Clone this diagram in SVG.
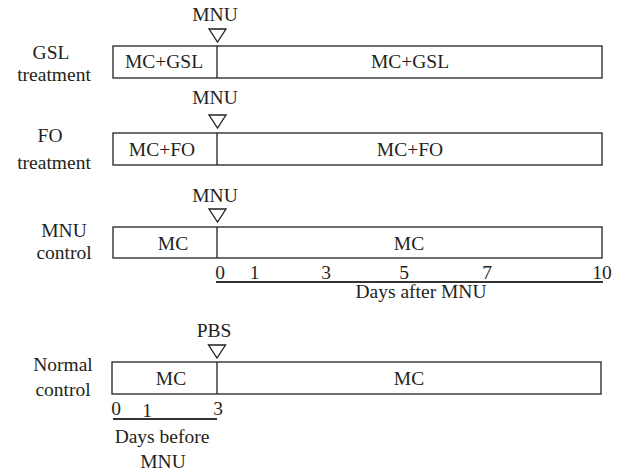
<svg xmlns="http://www.w3.org/2000/svg" width="620" height="473" viewBox="0 0 620 473">
<style>
text{font-family:"Liberation Serif","Times New Roman",serif;font-size:19.5px;fill:#231f20;text-anchor:middle}
.box{fill:#fff;stroke:#231f20;stroke-width:1.3}
.div{stroke:#231f20;stroke-width:1.3}
.tri{fill:#fff;stroke:#231f20;stroke-width:1.3;stroke-linejoin:miter}
.axis{stroke:#333;stroke-width:1.8}
</style>
<defs>
<polygon id="tri" class="tri" points="-8.5,0 8.5,0 0,13"/>
</defs>
<rect width="620" height="473" fill="#fff"/>

<g id="gsl">
<text x="51" y="59">GSL</text>
<text x="54" y="81">treatment</text>
<text x="215" y="21">MNU</text>
<use href="#tri" x="217.5" y="29"/>
<rect class="box" x="113" y="46" width="489" height="32"/>
<line class="div" x1="217" y1="46" x2="217" y2="78"/>
<text x="164" y="68">MC+GSL</text>
<text x="410" y="68">MC+GSL</text>
</g>

<g id="fo">
<text x="50" y="142">FO</text>
<text x="54" y="169">treatment</text>
<text x="215" y="104">MNU</text>
<use href="#tri" x="217.5" y="115"/>
<rect class="box" x="113" y="133" width="489" height="32"/>
<line class="div" x1="217" y1="133" x2="217" y2="165"/>
<text x="162" y="156">MC+FO</text>
<text x="410" y="156">MC+FO</text>
</g>

<g id="mnu-control">
<text x="64" y="237">MNU</text>
<text x="64" y="259">control</text>
<text x="215" y="202">MNU</text>
<use href="#tri" x="217.5" y="209"/>
<rect class="box" x="113" y="227" width="489" height="31"/>
<line class="div" x1="217" y1="227" x2="217" y2="258"/>
<text x="173" y="250">MC</text>
<text x="409" y="250">MC</text>
</g>

<g id="normal-control">
<text x="63" y="371">Normal</text>
<text x="63" y="396">control</text>
<text x="214" y="337">PBS</text>
<use href="#tri" x="217" y="345"/>
<rect class="box" x="112" y="362" width="489" height="32"/>
<line class="div" x1="217" y1="362" x2="217" y2="394"/>
<text x="171" y="385">MC</text>
<text x="409" y="385">MC</text>
</g>

<g id="axes">
<line class="axis" x1="216" y1="282" x2="603" y2="282"/>
<text x="220" y="278.5">0</text>
<text x="254.5" y="278.5">1</text>
<text x="326" y="278.5">3</text>
<text x="404" y="278.5">5</text>
<text x="487" y="278.5">7</text>
<text x="602" y="278.5">10</text>
<text x="421" y="298">Days after MNU</text>

<line class="axis" x1="113" y1="419" x2="217" y2="419"/>
<text x="116" y="415">0</text>
<text x="147" y="417">1</text>
<text x="218" y="415">3</text>
<text x="162" y="443">Days before</text>
<text x="163" y="468">MNU</text>
</g>
</svg>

◇ ◇ ◇ ◇

*THE TASK*.
Omit every picture while copying the listing above exactly.

*SOLUTION TO THE EXERCISE*.
Clone this diagram in SVG.
<svg xmlns="http://www.w3.org/2000/svg" width="620" height="473" viewBox="0 0 620 473">
<style>
text{font-family:"Liberation Serif","Times New Roman",serif;font-size:19.5px;fill:#231f20;text-anchor:middle}
.box{fill:#fff;stroke:#231f20;stroke-width:1.3}
.div{stroke:#231f20;stroke-width:1.3}
.tri{fill:#fff;stroke:#231f20;stroke-width:1.3;stroke-linejoin:miter}
.axis{stroke:#333;stroke-width:1.8}
</style>
<defs>
<polygon id="tri" class="tri" points="-8.5,0 8.5,0 0,13"/>
</defs>
<rect width="620" height="473" fill="#fff"/>

<g id="gsl">
<text x="51" y="59">GSL</text>
<text x="54" y="81">treatment</text>
<text x="215" y="21">MNU</text>
<use href="#tri" x="217.5" y="29"/>
<rect class="box" x="113" y="46" width="489" height="32"/>
<line class="div" x1="217" y1="46" x2="217" y2="78"/>
<text x="164" y="68">MC+GSL</text>
<text x="410" y="68">MC+GSL</text>
</g>

<g id="fo">
<text x="50" y="142">FO</text>
<text x="54" y="169">treatment</text>
<text x="215" y="104">MNU</text>
<use href="#tri" x="217.5" y="115"/>
<rect class="box" x="113" y="133" width="489" height="32"/>
<line class="div" x1="217" y1="133" x2="217" y2="165"/>
<text x="162" y="156">MC+FO</text>
<text x="410" y="156">MC+FO</text>
</g>

<g id="mnu-control">
<text x="64" y="237">MNU</text>
<text x="64" y="259">control</text>
<text x="215" y="202">MNU</text>
<use href="#tri" x="217.5" y="209"/>
<rect class="box" x="113" y="227" width="489" height="31"/>
<line class="div" x1="217" y1="227" x2="217" y2="258"/>
<text x="173" y="250">MC</text>
<text x="409" y="250">MC</text>
</g>

<g id="normal-control">
<text x="63" y="371">Normal</text>
<text x="63" y="396">control</text>
<text x="214" y="337">PBS</text>
<use href="#tri" x="217" y="345"/>
<rect class="box" x="112" y="362" width="489" height="32"/>
<line class="div" x1="217" y1="362" x2="217" y2="394"/>
<text x="171" y="385">MC</text>
<text x="409" y="385">MC</text>
</g>

<g id="axes">
<line class="axis" x1="216" y1="282" x2="603" y2="282"/>
<text x="220" y="278.5">0</text>
<text x="254.5" y="278.5">1</text>
<text x="326" y="278.5">3</text>
<text x="404" y="278.5">5</text>
<text x="487" y="278.5">7</text>
<text x="602" y="278.5">10</text>
<text x="421" y="298">Days after MNU</text>

<line class="axis" x1="113" y1="419" x2="217" y2="419"/>
<text x="116" y="415">0</text>
<text x="147" y="417">1</text>
<text x="218" y="415">3</text>
<text x="162" y="443">Days before</text>
<text x="163" y="468">MNU</text>
</g>
</svg>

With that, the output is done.